Rows from a dataset of charts and code
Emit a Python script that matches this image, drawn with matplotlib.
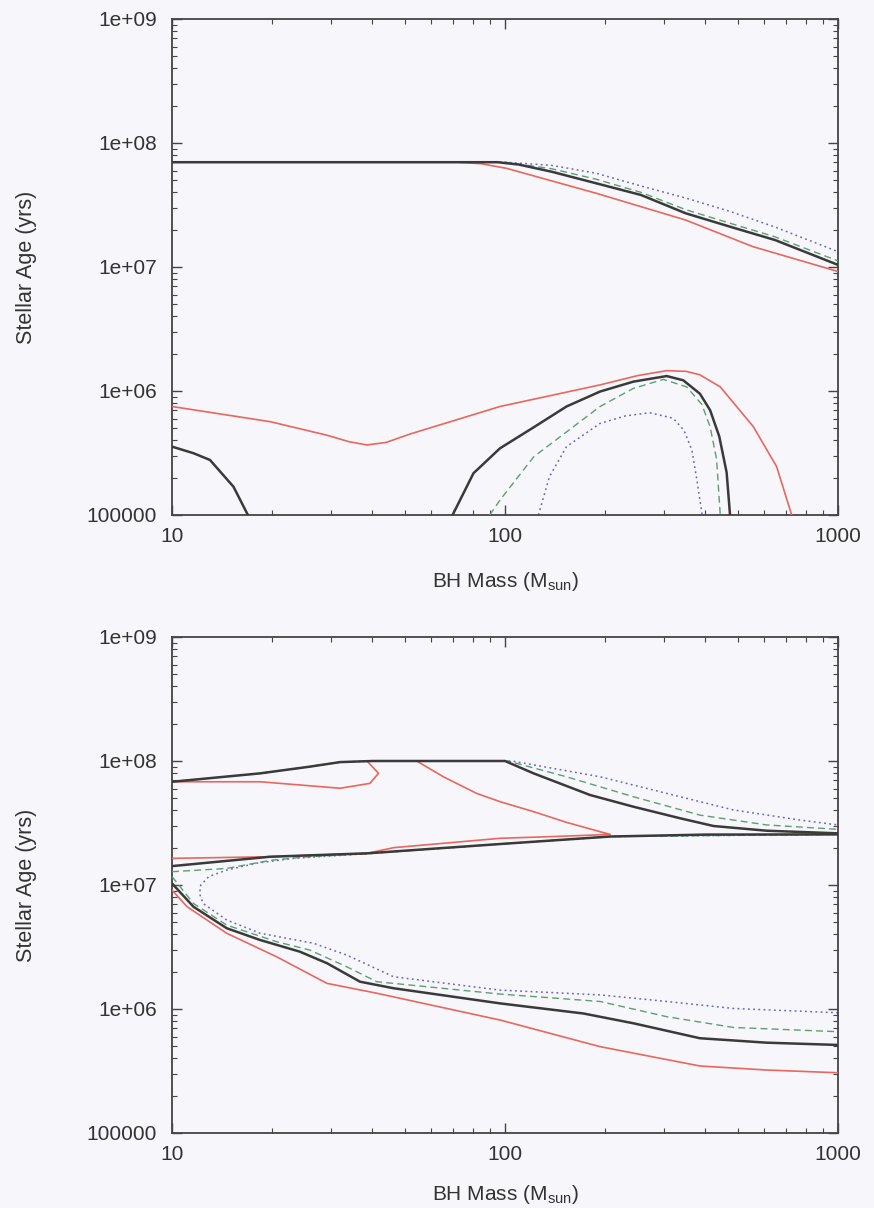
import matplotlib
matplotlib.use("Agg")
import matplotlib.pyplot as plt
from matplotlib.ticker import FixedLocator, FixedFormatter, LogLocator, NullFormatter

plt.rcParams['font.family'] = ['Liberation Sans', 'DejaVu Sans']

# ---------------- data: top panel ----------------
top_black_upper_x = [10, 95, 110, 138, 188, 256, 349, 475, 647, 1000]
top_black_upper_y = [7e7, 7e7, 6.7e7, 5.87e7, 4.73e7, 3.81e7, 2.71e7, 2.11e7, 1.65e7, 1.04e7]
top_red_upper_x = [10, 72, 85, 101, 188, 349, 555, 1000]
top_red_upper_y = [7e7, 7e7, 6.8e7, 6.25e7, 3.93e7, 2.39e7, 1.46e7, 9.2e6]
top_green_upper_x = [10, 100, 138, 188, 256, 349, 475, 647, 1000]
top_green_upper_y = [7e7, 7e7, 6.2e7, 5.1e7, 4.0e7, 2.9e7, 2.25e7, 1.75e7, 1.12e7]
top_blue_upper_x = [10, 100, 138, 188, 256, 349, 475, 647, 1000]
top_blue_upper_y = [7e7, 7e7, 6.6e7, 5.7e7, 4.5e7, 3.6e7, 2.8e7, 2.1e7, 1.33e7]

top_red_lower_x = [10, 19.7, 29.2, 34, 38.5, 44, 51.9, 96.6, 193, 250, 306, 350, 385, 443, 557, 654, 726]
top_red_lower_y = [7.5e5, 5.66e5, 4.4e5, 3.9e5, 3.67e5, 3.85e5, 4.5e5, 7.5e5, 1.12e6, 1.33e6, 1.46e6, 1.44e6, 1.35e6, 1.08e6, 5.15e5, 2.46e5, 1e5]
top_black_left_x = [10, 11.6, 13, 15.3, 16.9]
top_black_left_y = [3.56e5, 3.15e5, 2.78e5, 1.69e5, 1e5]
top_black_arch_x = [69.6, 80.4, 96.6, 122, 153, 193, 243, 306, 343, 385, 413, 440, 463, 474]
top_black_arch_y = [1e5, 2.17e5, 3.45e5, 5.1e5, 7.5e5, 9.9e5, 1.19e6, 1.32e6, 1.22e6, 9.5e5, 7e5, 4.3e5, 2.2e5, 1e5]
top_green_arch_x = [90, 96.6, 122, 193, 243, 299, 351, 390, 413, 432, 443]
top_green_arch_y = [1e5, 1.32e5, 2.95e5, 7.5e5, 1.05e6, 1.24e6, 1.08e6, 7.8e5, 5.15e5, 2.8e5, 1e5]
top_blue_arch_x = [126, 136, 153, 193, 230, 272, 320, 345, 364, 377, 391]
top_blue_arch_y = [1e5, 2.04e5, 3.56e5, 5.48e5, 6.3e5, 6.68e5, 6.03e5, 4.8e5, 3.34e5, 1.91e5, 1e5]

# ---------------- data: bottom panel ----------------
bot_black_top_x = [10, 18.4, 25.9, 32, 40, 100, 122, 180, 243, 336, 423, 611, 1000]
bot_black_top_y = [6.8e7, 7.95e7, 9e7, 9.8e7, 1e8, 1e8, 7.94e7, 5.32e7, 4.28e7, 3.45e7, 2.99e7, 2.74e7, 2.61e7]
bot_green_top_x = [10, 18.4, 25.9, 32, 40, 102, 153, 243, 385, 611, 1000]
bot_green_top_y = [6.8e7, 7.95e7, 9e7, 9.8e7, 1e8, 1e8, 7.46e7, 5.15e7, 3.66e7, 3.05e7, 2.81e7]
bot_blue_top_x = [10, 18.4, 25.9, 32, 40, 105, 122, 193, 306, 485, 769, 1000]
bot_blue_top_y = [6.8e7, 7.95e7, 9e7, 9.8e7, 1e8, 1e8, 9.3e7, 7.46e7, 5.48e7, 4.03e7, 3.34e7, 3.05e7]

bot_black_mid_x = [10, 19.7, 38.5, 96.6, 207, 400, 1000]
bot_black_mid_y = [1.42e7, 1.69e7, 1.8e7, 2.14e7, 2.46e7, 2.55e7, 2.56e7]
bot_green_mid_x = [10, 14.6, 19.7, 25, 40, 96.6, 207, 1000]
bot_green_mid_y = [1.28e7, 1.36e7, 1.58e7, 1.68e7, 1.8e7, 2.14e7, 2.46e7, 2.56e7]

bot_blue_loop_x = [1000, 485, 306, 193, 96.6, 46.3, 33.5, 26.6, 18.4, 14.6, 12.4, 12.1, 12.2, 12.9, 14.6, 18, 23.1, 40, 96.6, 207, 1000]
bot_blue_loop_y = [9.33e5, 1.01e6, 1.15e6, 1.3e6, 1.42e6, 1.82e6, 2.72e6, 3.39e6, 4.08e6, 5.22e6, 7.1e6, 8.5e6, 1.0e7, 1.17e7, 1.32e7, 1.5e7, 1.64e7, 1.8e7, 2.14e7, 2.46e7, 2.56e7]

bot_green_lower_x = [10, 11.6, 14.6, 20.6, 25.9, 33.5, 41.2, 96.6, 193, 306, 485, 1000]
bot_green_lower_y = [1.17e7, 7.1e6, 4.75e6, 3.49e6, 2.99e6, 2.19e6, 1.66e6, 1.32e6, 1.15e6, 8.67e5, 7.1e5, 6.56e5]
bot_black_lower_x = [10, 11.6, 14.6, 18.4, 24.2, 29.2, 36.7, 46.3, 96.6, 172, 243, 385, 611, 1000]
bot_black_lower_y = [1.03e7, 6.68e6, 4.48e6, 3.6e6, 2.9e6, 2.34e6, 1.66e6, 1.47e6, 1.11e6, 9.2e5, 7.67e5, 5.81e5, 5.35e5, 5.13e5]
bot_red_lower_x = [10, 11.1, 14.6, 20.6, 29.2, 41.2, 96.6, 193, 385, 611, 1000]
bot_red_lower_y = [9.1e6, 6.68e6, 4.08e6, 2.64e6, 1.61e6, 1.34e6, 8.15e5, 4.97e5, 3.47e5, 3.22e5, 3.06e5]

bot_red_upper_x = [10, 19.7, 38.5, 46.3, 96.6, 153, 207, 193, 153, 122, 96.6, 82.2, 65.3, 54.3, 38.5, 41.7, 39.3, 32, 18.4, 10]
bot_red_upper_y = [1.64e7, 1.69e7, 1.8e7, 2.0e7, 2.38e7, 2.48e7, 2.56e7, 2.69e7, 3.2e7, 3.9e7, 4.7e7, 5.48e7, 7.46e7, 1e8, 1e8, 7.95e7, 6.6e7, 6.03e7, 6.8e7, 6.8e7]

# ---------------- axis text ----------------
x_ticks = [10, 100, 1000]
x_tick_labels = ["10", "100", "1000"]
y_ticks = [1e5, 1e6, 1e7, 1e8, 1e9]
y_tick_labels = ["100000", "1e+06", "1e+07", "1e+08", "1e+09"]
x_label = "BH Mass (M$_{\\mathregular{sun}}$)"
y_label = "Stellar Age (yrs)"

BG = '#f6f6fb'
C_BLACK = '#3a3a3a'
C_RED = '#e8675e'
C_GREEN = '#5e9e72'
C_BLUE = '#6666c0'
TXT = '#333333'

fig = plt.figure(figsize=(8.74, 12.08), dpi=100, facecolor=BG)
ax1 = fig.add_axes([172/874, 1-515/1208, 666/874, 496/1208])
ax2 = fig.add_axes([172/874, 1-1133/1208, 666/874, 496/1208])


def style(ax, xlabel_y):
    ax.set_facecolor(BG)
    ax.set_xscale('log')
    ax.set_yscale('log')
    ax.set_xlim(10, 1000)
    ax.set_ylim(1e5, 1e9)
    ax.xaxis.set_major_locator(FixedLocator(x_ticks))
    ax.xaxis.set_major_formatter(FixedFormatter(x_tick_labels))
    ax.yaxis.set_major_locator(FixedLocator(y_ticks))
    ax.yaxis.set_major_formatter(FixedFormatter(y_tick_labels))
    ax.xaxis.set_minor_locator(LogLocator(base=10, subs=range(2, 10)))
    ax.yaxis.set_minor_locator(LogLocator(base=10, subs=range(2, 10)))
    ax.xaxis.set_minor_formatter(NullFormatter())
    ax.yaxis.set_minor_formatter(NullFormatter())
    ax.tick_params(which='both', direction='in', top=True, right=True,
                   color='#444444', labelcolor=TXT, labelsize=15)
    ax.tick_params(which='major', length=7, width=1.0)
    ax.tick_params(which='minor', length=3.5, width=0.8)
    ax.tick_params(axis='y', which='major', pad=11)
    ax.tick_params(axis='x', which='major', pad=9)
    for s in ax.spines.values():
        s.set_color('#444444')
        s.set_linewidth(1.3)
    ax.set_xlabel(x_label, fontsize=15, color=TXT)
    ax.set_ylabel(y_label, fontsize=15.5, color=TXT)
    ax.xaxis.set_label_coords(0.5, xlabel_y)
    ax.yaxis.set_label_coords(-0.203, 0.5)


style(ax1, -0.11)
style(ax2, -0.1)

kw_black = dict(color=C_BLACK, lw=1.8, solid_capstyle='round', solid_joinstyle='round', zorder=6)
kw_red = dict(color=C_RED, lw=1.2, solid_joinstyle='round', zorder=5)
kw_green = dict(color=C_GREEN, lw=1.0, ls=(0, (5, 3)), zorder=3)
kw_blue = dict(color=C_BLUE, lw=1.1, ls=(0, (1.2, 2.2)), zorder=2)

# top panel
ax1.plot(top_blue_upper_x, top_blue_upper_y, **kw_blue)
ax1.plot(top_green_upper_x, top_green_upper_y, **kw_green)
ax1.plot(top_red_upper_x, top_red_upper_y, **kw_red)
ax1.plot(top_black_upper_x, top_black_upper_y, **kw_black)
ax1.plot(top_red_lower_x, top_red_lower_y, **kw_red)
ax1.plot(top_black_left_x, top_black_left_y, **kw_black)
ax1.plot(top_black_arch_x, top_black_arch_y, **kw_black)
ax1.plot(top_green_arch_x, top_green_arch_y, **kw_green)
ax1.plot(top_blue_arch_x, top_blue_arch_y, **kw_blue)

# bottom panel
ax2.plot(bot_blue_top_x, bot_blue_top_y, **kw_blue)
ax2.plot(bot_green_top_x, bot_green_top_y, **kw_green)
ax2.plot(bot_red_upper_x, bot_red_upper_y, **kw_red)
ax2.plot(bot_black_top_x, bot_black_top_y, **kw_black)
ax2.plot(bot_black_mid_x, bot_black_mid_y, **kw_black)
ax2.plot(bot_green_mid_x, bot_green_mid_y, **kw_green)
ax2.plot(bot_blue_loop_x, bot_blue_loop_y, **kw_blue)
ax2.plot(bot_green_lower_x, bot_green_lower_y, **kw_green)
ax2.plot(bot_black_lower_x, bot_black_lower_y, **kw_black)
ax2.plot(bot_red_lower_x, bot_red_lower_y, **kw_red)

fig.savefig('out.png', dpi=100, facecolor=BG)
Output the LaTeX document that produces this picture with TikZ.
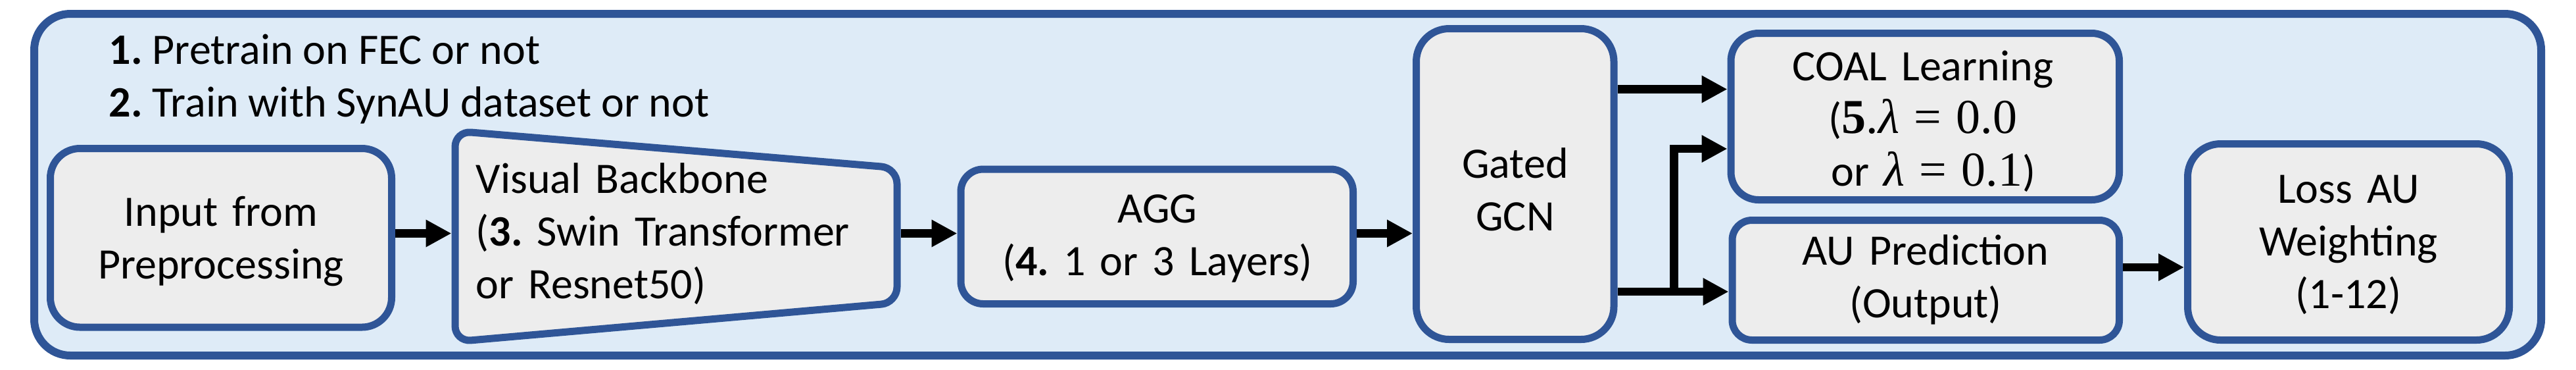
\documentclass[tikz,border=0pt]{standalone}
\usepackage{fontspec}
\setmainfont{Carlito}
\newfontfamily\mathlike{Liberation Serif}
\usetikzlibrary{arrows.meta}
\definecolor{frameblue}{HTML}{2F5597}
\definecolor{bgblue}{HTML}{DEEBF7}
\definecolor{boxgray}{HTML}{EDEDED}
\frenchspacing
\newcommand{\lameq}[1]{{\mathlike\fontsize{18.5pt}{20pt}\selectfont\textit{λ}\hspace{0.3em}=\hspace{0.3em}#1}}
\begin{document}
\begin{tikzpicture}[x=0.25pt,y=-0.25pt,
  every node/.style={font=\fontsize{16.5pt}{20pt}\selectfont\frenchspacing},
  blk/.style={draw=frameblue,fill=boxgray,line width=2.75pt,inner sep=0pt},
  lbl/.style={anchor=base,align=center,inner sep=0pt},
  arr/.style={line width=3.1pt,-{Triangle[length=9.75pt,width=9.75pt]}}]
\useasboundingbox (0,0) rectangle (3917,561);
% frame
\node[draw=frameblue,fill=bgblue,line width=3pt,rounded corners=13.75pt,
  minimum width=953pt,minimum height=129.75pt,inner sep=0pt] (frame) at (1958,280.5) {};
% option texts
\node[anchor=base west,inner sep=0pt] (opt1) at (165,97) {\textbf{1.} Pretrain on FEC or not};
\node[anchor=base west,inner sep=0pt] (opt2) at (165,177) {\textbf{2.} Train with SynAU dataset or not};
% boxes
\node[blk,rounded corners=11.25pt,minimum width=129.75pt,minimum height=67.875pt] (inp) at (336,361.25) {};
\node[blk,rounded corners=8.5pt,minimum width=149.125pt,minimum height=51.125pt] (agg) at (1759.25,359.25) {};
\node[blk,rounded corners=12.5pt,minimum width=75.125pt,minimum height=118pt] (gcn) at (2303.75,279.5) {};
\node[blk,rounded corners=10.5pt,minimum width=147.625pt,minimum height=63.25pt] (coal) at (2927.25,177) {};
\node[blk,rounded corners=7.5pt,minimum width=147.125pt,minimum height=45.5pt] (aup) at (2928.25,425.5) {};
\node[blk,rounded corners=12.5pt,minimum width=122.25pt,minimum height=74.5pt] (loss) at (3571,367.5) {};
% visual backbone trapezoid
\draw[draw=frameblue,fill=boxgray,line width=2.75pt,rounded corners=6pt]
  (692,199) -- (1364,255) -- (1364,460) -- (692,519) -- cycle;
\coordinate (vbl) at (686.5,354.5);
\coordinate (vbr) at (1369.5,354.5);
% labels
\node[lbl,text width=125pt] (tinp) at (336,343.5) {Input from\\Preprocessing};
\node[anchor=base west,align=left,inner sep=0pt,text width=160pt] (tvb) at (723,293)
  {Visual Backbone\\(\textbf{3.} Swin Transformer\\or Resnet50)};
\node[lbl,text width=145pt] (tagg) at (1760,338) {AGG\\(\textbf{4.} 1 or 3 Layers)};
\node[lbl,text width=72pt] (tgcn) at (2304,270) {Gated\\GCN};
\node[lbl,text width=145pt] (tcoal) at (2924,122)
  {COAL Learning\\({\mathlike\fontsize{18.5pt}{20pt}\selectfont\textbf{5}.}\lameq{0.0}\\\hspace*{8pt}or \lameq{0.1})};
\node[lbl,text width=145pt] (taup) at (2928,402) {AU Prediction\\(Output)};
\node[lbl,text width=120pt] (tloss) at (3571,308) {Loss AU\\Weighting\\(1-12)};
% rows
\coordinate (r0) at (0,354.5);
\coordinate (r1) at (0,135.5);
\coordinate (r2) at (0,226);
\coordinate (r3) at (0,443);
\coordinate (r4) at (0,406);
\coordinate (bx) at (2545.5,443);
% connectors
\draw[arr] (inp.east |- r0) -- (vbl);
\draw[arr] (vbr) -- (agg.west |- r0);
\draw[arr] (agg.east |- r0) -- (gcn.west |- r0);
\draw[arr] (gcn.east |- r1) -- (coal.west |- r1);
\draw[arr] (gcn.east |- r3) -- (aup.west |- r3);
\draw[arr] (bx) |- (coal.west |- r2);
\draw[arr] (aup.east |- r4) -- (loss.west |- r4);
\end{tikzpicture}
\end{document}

> [Written exercise]: How many lines in these entries contain the string "with"? State the number and nothing more.

> [Exercise response]: 3